El autor nos habla de la felicidad del tiempo pasado, de la muerte (a quien califica de «cauta»), de la fugacidad de las cosas («Pasáronse las flores del verano, / el otoño llegó con sus racimos, / llegó el invierno con sus nieves cano; / las hojas que en las altas selvas vimos / cayeron, y nosotros a porfía / en nuestro engaño inmóviles vivimos». Pero ante esta fugacidad del tiempo la solución del autor no es el «carpe diem», ni el «collige rosas», sino que nos propone una actitud más ascética: «temamos al Señor». Y es que el mundo renacentista está ya muy lejos; la muerte avanza cauta sobre el tiempo y esta realidad es más eficaz que los ideales de gloria y de fama del Renacimiento: «¿Piensas acaso tú que fue criado / el varón para rayo de la guerra, / para cruzar el piélago salado, / para medir el orbe de la tierra / y el cerco donde el sol siempre camina? / i Oh, quien así lo entiende cuánto yerra!».

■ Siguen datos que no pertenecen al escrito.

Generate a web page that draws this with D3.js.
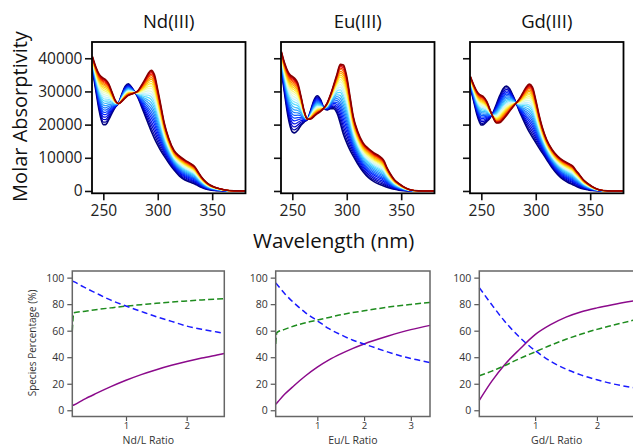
<!DOCTYPE html>
<html><head><meta charset="utf-8">
<script src="https://cdn.jsdelivr.net/npm/d3@7"></script>
<style>body{margin:0;background:#fff}svg{display:block}text{font-family:"Open Sans",sans-serif}</style>
</head><body><svg id="c" width="633" height="447"></svg>
<script>
// ---------- spectra data ----------
const wavelengths = [240,243,246,248,250,252,255,258,261,264,267,270,273,276,279,282,285,288,291,294,297,300,303,306,310,315,320,325,330,334,337,340,344,348,352,357,362,370,380];
const ndFree  = [36500,30500,24500,21500,20000,20000,21500,23500,25200,26500,29200,31500,32300,31300,29800,28000,25500,23000,20500,18000,15800,13800,12000,10500,8500,6300,4500,3300,2600,2100,1600,1100,600,300,150,50,0,0,0];
const ndBound = [40500,37500,35300,34500,34000,33600,32300,29800,27300,26300,27000,28000,28800,29200,29600,30300,31800,33500,35300,36400,35000,30500,25500,20500,16000,12200,10500,9300,8300,7300,5800,4300,2800,1800,1200,700,300,50,0];
const euFree  = [36000,29000,22500,19500,17800,17500,18300,19800,20800,21600,24500,27500,28700,27500,25000,24400,24800,24800,23500,20500,17000,14500,12300,10500,8200,5800,4000,2800,2000,1500,1100,800,500,250,100,0,0,0,0];
const euBound = [42000,38500,36000,35000,34500,34000,32500,28500,24000,21600,21700,22500,23300,24000,25000,26500,29000,32000,35200,38200,38000,34500,28500,22500,18000,14500,12800,11500,10500,9200,7000,5200,3300,2200,1300,500,150,0,0];
const gdFree  = [31000,27000,23000,21000,19900,20000,20900,22000,23800,26300,28800,30800,31600,30800,28800,26500,24000,21800,19700,17800,16200,14600,13000,11500,9500,7000,5000,3500,2500,1900,1400,1000,600,350,150,50,0,0,0];
const gdBound = [34500,32000,30000,29200,28800,28400,27000,24500,22000,20500,20600,21500,22700,24000,25300,26500,27800,29500,31200,32200,31300,27500,23000,19200,15500,12500,10500,9200,8300,7500,6200,5000,3300,2200,1300,500,150,0,0];
// fraction of bound species at each titration step (one spectrum per step)
const titrationFractions = [0,0.055,0.11,0.165,0.22,0.27,0.32,0.37,0.42,0.47,0.52,0.565,0.61,0.655,0.70,0.74,0.78,0.815,0.85,0.88,0.91,0.935,0.96,0.98,1];
const panelTitles = ["Nd(III)","Eu(III)","Gd(III)"];
const absTicks = [0,10000,20000,30000,40000];
const wlTicks = [250,300,350];

// ---------- speciation data ----------
const ndRatio  = [0.115,0.14,0.3,0.5,0.75,1,1.25,1.5,1.75,2,2.25,2.5,2.62];
const ndPurple = [3.5,4.0,8.0,12.5,17.8,22.6,26.9,30.6,33.9,36.8,39.4,41.7,42.8];
const ndGreen  = [60,73.5,74.5,75.8,77.2,78.5,79.6,80.7,81.6,82.4,83.2,83.9,84.2];
const ndBlue   = [97.5,97,93,88.5,83,78.6,74.5,70.5,67,63.5,61,59,58];
const euRatio  = [0.11,0.135,0.3,0.5,0.75,1,1.25,1.5,1.75,2,2.5,3,3.41];
const euPurple = [4.5,5.5,12,18.5,26,32.5,38,42.5,46.5,50,55.8,60.8,64];
const euGreen  = [50,58.5,61,63.5,66,68,70,72,73.6,75,77.7,79.8,81.3];
const euBlue   = [96,95,88,81,73.5,67.5,61.5,57,53,50,44,39,36];
const gdRatio  = [0.097,0.3,0.5,0.75,1,1.25,1.5,1.75,2,2.25,2.6];
const gdPurple = [7.5,22,34,46,57,64.5,70.2,74.3,77.2,79.6,82.5];
const gdGreen  = [26,29.5,33.5,39,44,49,53.5,57.5,61,64,68];
const gdBlue   = [92.5,79.5,67.5,55,45,37,31,26.5,23,20,17];
const ratioLabels = ["Nd/L Ratio","Eu/L Ratio","Gd/L Ratio"];
const ratioTicks = [[1,2],[1,2,3],[1,2]];
const pctTicks = [0,20,40,60,80,100];

// ---------- drawing ----------
const svg = d3.select("#c");
const spectra = [[ndFree,ndBound],[euFree,euBound],[gdFree,gdBound]];
const cmap = d3.piecewise(d3.interpolateRgb, ["#00007a","#0000c8","#0020ff","#1060ff","#2aa0ff","#50dcff","#c8f4ff","#f0ffc0","#ffee30","#ffb000","#ff6400","#e80000","#8a0000"]);
const topLeft = [92,281,470], topW = 153.5, topY = 42, topH = 151.3;

spectra.forEach((sp,p)=>{
  const x = d3.scaleLinear().domain([239.6,380.6]).range([topLeft[p], topLeft[p]+topW]);
  const y = d3.scaleLinear().domain([-700,44900]).range([topY+topH, topY]);
  const g = svg.append("g");
  const clipId = "clipT"+p;
  svg.append("clipPath").attr("id",clipId).append("rect").attr("x",topLeft[p]).attr("y",topY).attr("width",topW).attr("height",topH);
  const line = d3.line().x(d=>x(d[0])).y(d=>y(d[1])).curve(d3.curveMonotoneX);
  const n = titrationFractions.length;
  titrationFractions.forEach((f,i)=>{
    const pts = wavelengths.map((w,k)=>[w, sp[0][k] + f*(sp[1][k]-sp[0][k])]);
    g.append("path").attr("d",line(pts)).attr("fill","none")
      .attr("stroke",cmap(i/(n-1))).attr("stroke-width", (i===0||i===n-1)?1.6:1.2)
      .attr("clip-path","url(#"+clipId+")");
  });
  const ya = g.append("g").attr("transform",`translate(${topLeft[p]},0)`)
    .call(d3.axisLeft(y).tickValues(absTicks).tickSize(7).tickPadding(2.5).tickFormat(p===0?d3.format("d"):()=>""));
  const xa = g.append("g").attr("transform",`translate(0,${topY+topH})`)
    .call(d3.axisBottom(x).tickValues(wlTicks).tickSize(7).tickPadding(5));
  [ya,xa].forEach(a=>{a.select(".domain").remove();a.selectAll("line").attr("stroke","#111").attr("stroke-width",1.6);
    a.selectAll("text").attr("fill","#222").style("font-size","15.5px").style("font-family","'Open Sans',sans-serif");});
  g.append("rect").attr("x",topLeft[p]).attr("y",topY).attr("width",topW).attr("height",topH)
    .attr("fill","none").attr("stroke","#000").attr("stroke-width",1.8);
  g.append("text").attr("x",topLeft[p]+topW/2).attr("y",27.5).attr("text-anchor","middle")
    .style("font-size","18.5px").attr("fill","#111").text(panelTitles[p]);
});
svg.append("text").attr("transform","translate(27,116.5) rotate(-90)").attr("text-anchor","middle")
  .style("font-size","20px").attr("fill","#111").text("Molar Absorptivity");
svg.append("text").attr("x",253).attr("y",248).attr("text-anchor","start")
  .style("font-size","20.5px").attr("fill","#111").text("Wavelength (nm)");

// bottom panels
const specData = [[ndRatio,ndPurple,ndGreen,ndBlue],[euRatio,euPurple,euGreen,euBlue],[gdRatio,gdPurple,gdGreen,gdBlue]];
const botLeft = [72.3,275.7,479.3], botW = [152,154.3,154.7], botDom = [[0.115,2.62],[0.11,3.41],[0.097,2.6]];
const botY = 271, botH = 145.5;
const styles = [{c:"#8b0a8b",d:null},{c:"#1e8c1e",d:"6,3"},{c:"#1a1aff",d:"6,3.5"}];
specData.forEach((sd,p)=>{
  const x = d3.scaleLinear().domain(botDom[p]).range([botLeft[p], botLeft[p]+botW[p]]);
  const y = d3.scaleLinear().domain([-4.7,105]).range([botY+botH, botY]);
  const g = svg.append("g");
  const line = d3.line().x(d=>x(d[0])).y(d=>y(d[1])).curve(d3.curveMonotoneX);
  [1,2,3].forEach((s,si)=>{
    const pts = sd[0].map((r,k)=>[r, sd[s][k]]);
    g.append("path").attr("d",line(pts)).attr("fill","none").attr("stroke",styles[si].c)
      .attr("stroke-width",1.5).attr("stroke-dasharray",styles[si].d);
  });
  const ya = g.append("g").attr("transform",`translate(${botLeft[p]},0)`)
    .call(d3.axisLeft(y).tickValues(pctTicks).tickSize(5).tickPadding(3).tickFormat(d3.format("d")));
  const xa = g.append("g").attr("transform",`translate(0,${botY+botH})`)
    .call(d3.axisBottom(x).tickValues(ratioTicks[p]).tickSize(4.5).tickPadding(1.5).tickFormat(d3.format("d")));
  [ya,xa].forEach(a=>{a.select(".domain").remove();a.selectAll("line").attr("stroke","#555").attr("stroke-width",1.2);
    a.selectAll("text").attr("fill","#333").style("font-size","10.5px").style("font-family","'Open Sans',sans-serif");});
  xa.selectAll("text").style("font-size","9.5px");
  g.append("rect").attr("x",botLeft[p]).attr("y",botY).attr("width",botW[p]).attr("height",botH)
    .attr("fill","none").attr("stroke","#666").attr("stroke-width",1.5);
  g.append("text").attr("x",botLeft[p]+botW[p]/2).attr("y",443.6).attr("text-anchor","middle")
    .style("font-size","10.5px").attr("fill","#333").text(ratioLabels[p]);
});
svg.append("text").attr("transform","translate(36,343) rotate(-90)").attr("text-anchor","middle")
  .style("font-size","10px").attr("fill","#333").text("Species Percentage (%)");
</script></body></html>
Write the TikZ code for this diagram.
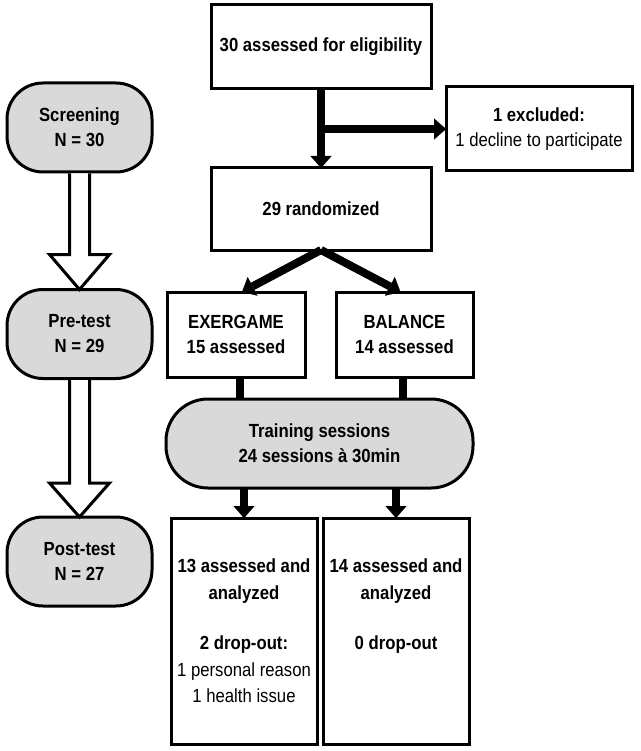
\documentclass[tikz,border=0pt]{standalone}
\usepackage{fontspec}
\setmainfont{Liberation Sans}[FakeStretch=0.88]
\usepackage{tikz}
\usetikzlibrary{positioning, arrows.meta, calc}
\definecolor{phasegray}{RGB}{217,217,217}

\begin{document}
\begin{tikzpicture}[
    x=1pt, y=1pt,
    box/.style={
        draw,
        line width=3pt,
        align=center,
        inner sep=0pt,
        outer sep=0pt,
        font=\fontsize{19}{25}\selectfont\bfseries
    },
    phase/.style={box, fill=phasegray, rounded corners=36pt,
        minimum width=145pt, minimum height=89pt},
    thickline/.style={line width=8pt},
    thickarrow/.style={line width=8pt,
        -{Triangle[length=12pt, width=21pt, line width=0.1pt]}},
    hollow/.style={line width=3pt, fill=white, line join=miter}
]
\useasboundingbox (0,0) rectangle (640,-751);

% ======================
% Study phases (left)
% ======================
\node[phase] (screen) at (79.5,-127.5) {Screening\\N = 30};
\node[phase, below=117.5pt of screen] (pre) {Pre-test\\N = 29};
\node[phase, below=138.5pt of pre] (post) {Post-test\\N = 27};

\draw[hollow] ([xshift=-10, yshift=-1.5]screen.south)
    -- ([xshift=-10, yshift=35]pre.north) -- ([xshift=-30, yshift=35]pre.north)
    -- (pre.north)
    -- ([xshift=30, yshift=35]pre.north) -- ([xshift=10, yshift=35]pre.north)
    -- ([xshift=10, yshift=-1.5]screen.south);
\draw[hollow] ([xshift=-10, yshift=-1.5]pre.south)
    -- ([xshift=-10, yshift=34]post.north) -- ([xshift=-30, yshift=34]post.north)
    -- (post.north)
    -- ([xshift=30, yshift=34]post.north) -- ([xshift=10, yshift=34]post.north)
    -- ([xshift=10, yshift=-1.5]pre.south);

% ======================
% Enrolment
% ======================
\node[box, minimum width=220pt, minimum height=84pt] (elig) at (321,-47) {30 assessed for eligibility};
\node[box, minimum width=186pt, minimum height=84pt] (excl) at (539,-129)
    {1 excluded:\\\mdseries 1 decline to participate};
\node[box, minimum width=220pt, minimum height=82pt, below=79pt of elig] (rand) {29 randomized};

\coordinate (branch) at (elig.south |- excl.west);
\draw[thickarrow] (elig.south) -- (rand.north);
\draw[thickarrow] (branch) -- (excl.west);

% ======================
% Groups
% ======================
\node[box, minimum width=138pt, minimum height=85pt] (exer) at (236,-334.5) {EXERGAME\\15 assessed};
\node[box, minimum width=137pt, minimum height=85pt] (bal) at (404.5,-334.5) {BALANCE\\14 assessed};

\draw[thickarrow] (rand.south) -- ([xshift=6]exer.north);
\draw[thickarrow] (rand.south) -- ([xshift=-4]bal.north);

\node[box, fill=phasegray, rounded corners=42pt, minimum width=307pt, minimum height=89pt]
    (train) at (319.5,-443.5) {Training sessions\\24 sessions à 30min};

\draw[thickline] ([xshift=4]exer.south) -- ([xshift=4]exer.south |- train.north);
\draw[thickline] ([xshift=-2]bal.south) -- ([xshift=-2]bal.south |- train.north);

% ======================
% Analysis
% ======================
\node[box, minimum width=146pt, minimum height=226pt, font=\fontsize{19}{26.5}\selectfont\bfseries]
    (out1) at (244,-631) {13 assessed and\\analyzed\\[24pt]2 drop-out:\\\mdseries 1 personal reason\\\mdseries 1 health issue};
\node[box, minimum width=146pt, minimum height=226pt, font=\fontsize{19}{26.5}\selectfont\bfseries]
    (out2) at (396,-631) {14 assessed and\\analyzed\\[24pt]0 drop-out\\~\\~};

\draw[thickarrow] (out1.north |- train.south) -- (out1.north);
\draw[thickarrow] (out2.north |- train.south) -- (out2.north);

\end{tikzpicture}
\end{document}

A todo esto que constituyó lo más fundamental de la concepción del hombre renacentista prefiere el autor y contrapone «un ángulo» en sus «lares», «un libro», «un amigo» y «un sueño breve». Ensalza la templanza — para él la virtud fundamental y primera —, ataca la ira y la codicia, y exclama finalmente: «Ya, dulce amigo, huyo y me retiro; / de cuanto simple amé, rompí los lazos. / Ven y verás al alto fin que aspiro / antes que el tiempo muera en nuestros brazos». Profunda meditación expresada con una nobleza literaria poco frecuente. Menéndez Pelayo ha dado a esta obra el calificativo más justo al llamarlo «poema consolador».